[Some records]
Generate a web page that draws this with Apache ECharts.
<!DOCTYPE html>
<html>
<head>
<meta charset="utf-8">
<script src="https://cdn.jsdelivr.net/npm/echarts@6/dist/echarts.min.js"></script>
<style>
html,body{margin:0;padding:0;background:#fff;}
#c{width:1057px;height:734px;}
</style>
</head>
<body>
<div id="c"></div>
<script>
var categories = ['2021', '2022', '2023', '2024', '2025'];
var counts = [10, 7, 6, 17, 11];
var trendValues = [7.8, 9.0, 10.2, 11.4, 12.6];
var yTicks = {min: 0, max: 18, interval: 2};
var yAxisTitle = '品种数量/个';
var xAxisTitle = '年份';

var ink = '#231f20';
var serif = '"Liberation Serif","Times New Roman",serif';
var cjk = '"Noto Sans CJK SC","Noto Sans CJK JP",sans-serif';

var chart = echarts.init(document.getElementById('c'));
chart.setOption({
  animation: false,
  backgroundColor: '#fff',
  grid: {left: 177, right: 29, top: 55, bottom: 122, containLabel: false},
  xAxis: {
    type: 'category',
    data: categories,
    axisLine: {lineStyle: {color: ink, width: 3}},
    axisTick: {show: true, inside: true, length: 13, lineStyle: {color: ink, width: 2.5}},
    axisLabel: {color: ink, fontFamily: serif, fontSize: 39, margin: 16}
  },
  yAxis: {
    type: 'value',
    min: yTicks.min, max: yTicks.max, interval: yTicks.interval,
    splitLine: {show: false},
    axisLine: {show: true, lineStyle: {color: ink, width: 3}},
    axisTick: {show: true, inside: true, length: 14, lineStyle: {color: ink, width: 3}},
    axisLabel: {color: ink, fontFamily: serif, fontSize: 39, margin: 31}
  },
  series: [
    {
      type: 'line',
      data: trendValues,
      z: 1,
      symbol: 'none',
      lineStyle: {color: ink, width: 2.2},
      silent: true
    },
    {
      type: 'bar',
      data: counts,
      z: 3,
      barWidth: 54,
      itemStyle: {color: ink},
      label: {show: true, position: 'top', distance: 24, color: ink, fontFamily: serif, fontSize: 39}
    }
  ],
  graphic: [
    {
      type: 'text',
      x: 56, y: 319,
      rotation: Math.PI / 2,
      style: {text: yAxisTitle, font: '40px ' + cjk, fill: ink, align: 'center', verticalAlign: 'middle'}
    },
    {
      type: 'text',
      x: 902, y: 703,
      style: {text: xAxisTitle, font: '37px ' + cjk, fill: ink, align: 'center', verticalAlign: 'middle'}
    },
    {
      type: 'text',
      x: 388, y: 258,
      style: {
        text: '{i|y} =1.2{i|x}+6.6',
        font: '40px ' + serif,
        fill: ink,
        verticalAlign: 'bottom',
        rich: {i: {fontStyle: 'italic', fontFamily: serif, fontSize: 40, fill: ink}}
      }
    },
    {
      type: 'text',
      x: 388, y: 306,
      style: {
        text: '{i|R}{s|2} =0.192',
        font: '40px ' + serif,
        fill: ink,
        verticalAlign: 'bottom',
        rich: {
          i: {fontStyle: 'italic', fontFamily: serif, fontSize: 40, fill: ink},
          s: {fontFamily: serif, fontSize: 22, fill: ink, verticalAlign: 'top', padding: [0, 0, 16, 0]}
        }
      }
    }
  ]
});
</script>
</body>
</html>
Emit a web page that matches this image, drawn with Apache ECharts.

TASK BRIEF: Repeat the listing in full, keeping every line exactly as it is.

SOLUTION FOR THIS EXERCISE:
Generate a web page that draws this with Apache ECharts.
<!DOCTYPE html>
<html>
<head>
<meta charset="utf-8">
<script src="https://cdn.jsdelivr.net/npm/echarts@6/dist/echarts.min.js"></script>
<style>
html,body{margin:0;padding:0;background:#fff;}
#c{width:1057px;height:734px;}
</style>
</head>
<body>
<div id="c"></div>
<script>
var categories = ['2021', '2022', '2023', '2024', '2025'];
var counts = [10, 7, 6, 17, 11];
var trendValues = [7.8, 9.0, 10.2, 11.4, 12.6];
var yTicks = {min: 0, max: 18, interval: 2};
var yAxisTitle = '品种数量/个';
var xAxisTitle = '年份';

var ink = '#231f20';
var serif = '"Liberation Serif","Times New Roman",serif';
var cjk = '"Noto Sans CJK SC","Noto Sans CJK JP",sans-serif';

var chart = echarts.init(document.getElementById('c'));
chart.setOption({
  animation: false,
  backgroundColor: '#fff',
  grid: {left: 177, right: 29, top: 55, bottom: 122, containLabel: false},
  xAxis: {
    type: 'category',
    data: categories,
    axisLine: {lineStyle: {color: ink, width: 3}},
    axisTick: {show: true, inside: true, length: 13, lineStyle: {color: ink, width: 2.5}},
    axisLabel: {color: ink, fontFamily: serif, fontSize: 39, margin: 16}
  },
  yAxis: {
    type: 'value',
    min: yTicks.min, max: yTicks.max, interval: yTicks.interval,
    splitLine: {show: false},
    axisLine: {show: true, lineStyle: {color: ink, width: 3}},
    axisTick: {show: true, inside: true, length: 14, lineStyle: {color: ink, width: 3}},
    axisLabel: {color: ink, fontFamily: serif, fontSize: 39, margin: 31}
  },
  series: [
    {
      type: 'line',
      data: trendValues,
      z: 1,
      symbol: 'none',
      lineStyle: {color: ink, width: 2.2},
      silent: true
    },
    {
      type: 'bar',
      data: counts,
      z: 3,
      barWidth: 54,
      itemStyle: {color: ink},
      label: {show: true, position: 'top', distance: 24, color: ink, fontFamily: serif, fontSize: 39}
    }
  ],
  graphic: [
    {
      type: 'text',
      x: 56, y: 319,
      rotation: Math.PI / 2,
      style: {text: yAxisTitle, font: '40px ' + cjk, fill: ink, align: 'center', verticalAlign: 'middle'}
    },
    {
      type: 'text',
      x: 902, y: 703,
      style: {text: xAxisTitle, font: '37px ' + cjk, fill: ink, align: 'center', verticalAlign: 'middle'}
    },
    {
      type: 'text',
      x: 388, y: 258,
      style: {
        text: '{i|y} =1.2{i|x}+6.6',
        font: '40px ' + serif,
        fill: ink,
        verticalAlign: 'bottom',
        rich: {i: {fontStyle: 'italic', fontFamily: serif, fontSize: 40, fill: ink}}
      }
    },
    {
      type: 'text',
      x: 388, y: 306,
      style: {
        text: '{i|R}{s|2} =0.192',
        font: '40px ' + serif,
        fill: ink,
        verticalAlign: 'bottom',
        rich: {
          i: {fontStyle: 'italic', fontFamily: serif, fontSize: 40, fill: ink},
          s: {fontFamily: serif, fontSize: 22, fill: ink, verticalAlign: 'top', padding: [0, 0, 16, 0]}
        }
      }
    }
  ]
});
</script>
</body>
</html>
Emit a web page that matches this image, drawn with Apache ECharts.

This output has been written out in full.